Saudi crown prince to visit White House amid lingering Mideast tensions

Source:Xinhua Published: 2018/3/13 13:30:37

The White House said on Monday that Saudi Crown Prince Mohammed bin Salman will visit the White House on March 20. The visit comes amid lingering diplomatic confrontations among the Gulf nations and reports that Saudi Arabia is in talks with the United States to buy its nuclear reactors.

In a statement, the White House said that US President Donald Trump "looks forward to discussing ways to strengthen ties between the United States and Saudi Arabia and to advance our common security and economic priorities."

Trump on Feb. 27 spoke with bin Salman over phone, when the two sides vowed to further enhance bilateral partnership on security and economic front.

Thanking the crown prince for boosting the Gulf Cooperation Council (GCC) cooperation to counter Tehran's influence, Trump agreed with him on the importance of having a united GCC "mitigate regional threats and ensure the region's economic prosperity."

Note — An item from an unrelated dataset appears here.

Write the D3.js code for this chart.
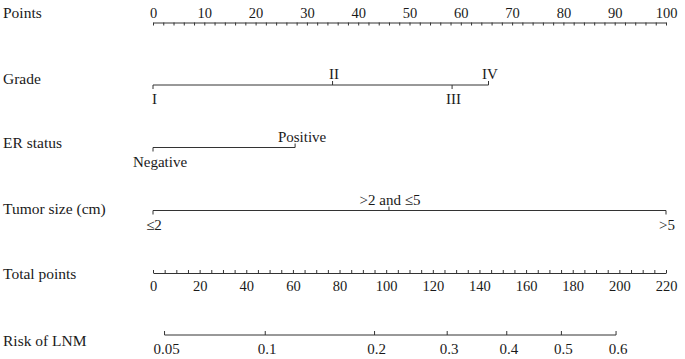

Last year, Saudi Arabia, the United Arab Emirates (UAE), Bahrain, and Egypt accused Qatar of "supporting terrorism" and "undermining regional security" by seeking closer ties with Iran.

Qatar strongly denied what it called the "unjustified" and "baseless" accusations.

The standoff, rather than showing any signs of abating, has been exacerbated by Trump's remarks in June that Qatar had funded terrorism "at a very high level."

The Trump administration has reportedly been pursuing a deal to sell nuclear reactors to the Middle East nation. State Department spokesperson Heather Nauert only said in a press briefing that "Saudi Arabia has expressed an interest in possible US supply of nuclear equipment and material."

In response, Israeli Prime Minister Benjamin Netanyahu warned on Sunday of a possible nuclear arms race in the Middle East.

"Many countries in the Middle East are saying that they are also allowed to enrich uranium if Iran is allowed to do so; therefore, the way to prevent this danger, the nuclearization of the Middle East, is to either thoroughly correct the agreement or abrogate it," he said, reportedly referring to Riyadh.